A Google Glass feature that gives the device the ability to automatically read text also leaves it vulnerable to malicious wireless networks.
The feature is made possible by a technology called optical character recognition. It’s this feature that reportedly allows Google Glass to understand written and printed text. The feature also caused – before the search giant put stops to it with a patch – Google Glass to automatically read and react to QR Codes present in photographs taken with the device, according to Lookout mobile security research.

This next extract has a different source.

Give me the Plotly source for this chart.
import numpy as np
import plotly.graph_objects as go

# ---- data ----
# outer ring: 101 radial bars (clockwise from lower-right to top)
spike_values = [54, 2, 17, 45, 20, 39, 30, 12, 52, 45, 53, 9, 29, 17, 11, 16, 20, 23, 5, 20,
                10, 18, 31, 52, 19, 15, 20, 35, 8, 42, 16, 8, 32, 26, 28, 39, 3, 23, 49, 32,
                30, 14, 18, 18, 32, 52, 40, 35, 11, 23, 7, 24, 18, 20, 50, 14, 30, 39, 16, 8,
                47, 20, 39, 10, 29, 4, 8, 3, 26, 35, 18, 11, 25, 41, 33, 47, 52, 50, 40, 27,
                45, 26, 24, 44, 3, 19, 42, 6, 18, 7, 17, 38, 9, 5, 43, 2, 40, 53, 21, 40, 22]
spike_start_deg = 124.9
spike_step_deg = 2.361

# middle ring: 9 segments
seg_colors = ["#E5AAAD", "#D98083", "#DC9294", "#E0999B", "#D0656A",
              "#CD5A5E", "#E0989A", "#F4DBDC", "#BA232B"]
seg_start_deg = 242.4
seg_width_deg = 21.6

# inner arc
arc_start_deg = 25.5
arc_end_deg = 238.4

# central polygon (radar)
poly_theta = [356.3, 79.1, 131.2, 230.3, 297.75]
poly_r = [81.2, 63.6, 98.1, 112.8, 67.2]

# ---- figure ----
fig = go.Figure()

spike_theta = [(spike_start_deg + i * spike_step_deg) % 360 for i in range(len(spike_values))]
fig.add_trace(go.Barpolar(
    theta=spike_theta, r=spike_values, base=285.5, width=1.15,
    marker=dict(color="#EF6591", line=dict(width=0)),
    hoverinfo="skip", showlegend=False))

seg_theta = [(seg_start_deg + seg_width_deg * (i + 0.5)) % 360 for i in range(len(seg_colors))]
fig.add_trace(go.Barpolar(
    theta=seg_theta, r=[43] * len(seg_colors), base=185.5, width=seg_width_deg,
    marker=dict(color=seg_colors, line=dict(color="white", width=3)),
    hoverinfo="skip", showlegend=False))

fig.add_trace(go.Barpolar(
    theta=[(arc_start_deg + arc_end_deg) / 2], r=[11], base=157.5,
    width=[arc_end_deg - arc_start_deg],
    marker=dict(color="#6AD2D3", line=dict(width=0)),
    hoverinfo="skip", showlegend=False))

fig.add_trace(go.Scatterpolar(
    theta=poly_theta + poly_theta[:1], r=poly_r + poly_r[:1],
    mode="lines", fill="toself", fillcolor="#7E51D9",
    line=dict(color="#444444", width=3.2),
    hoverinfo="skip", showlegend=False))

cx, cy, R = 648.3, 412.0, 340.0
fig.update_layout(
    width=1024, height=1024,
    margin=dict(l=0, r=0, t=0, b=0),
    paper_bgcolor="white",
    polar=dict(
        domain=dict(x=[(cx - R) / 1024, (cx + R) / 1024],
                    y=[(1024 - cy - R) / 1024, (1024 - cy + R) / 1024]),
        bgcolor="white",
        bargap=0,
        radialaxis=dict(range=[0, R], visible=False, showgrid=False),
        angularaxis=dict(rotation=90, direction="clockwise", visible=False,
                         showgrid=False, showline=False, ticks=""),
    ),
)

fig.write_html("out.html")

Researchers at the mobile-security-focused firm determined that they could craft malicious QR codes and compel Google Glass devices to connect to what they describe as a “hostile” WiFi access point after knowingly or unknowingly taking a picture with a the QR code in it.
“That access point in turn allowed us to spy on the connections Glass made, from web requests to images uploaded to the Cloud,” wrote Lookout’s principle security researcher Marc Rogers. “Finally, it also allowed us to divert Glass to a page on the access point containing a known Android 4.0.4 web vulnerability that hacked Glass as it browsed the page.”
Of course, Google Glass is only available to developers at the moment, so the bug’s severity was fairly low to begin with. Despite this, Google supplied a fix for the vulnerability pretty quickly. Lookout reported the bug to Google and Google acknowledged it on May 16. They shipped a fix for the flaw in version XE6 released on June 4.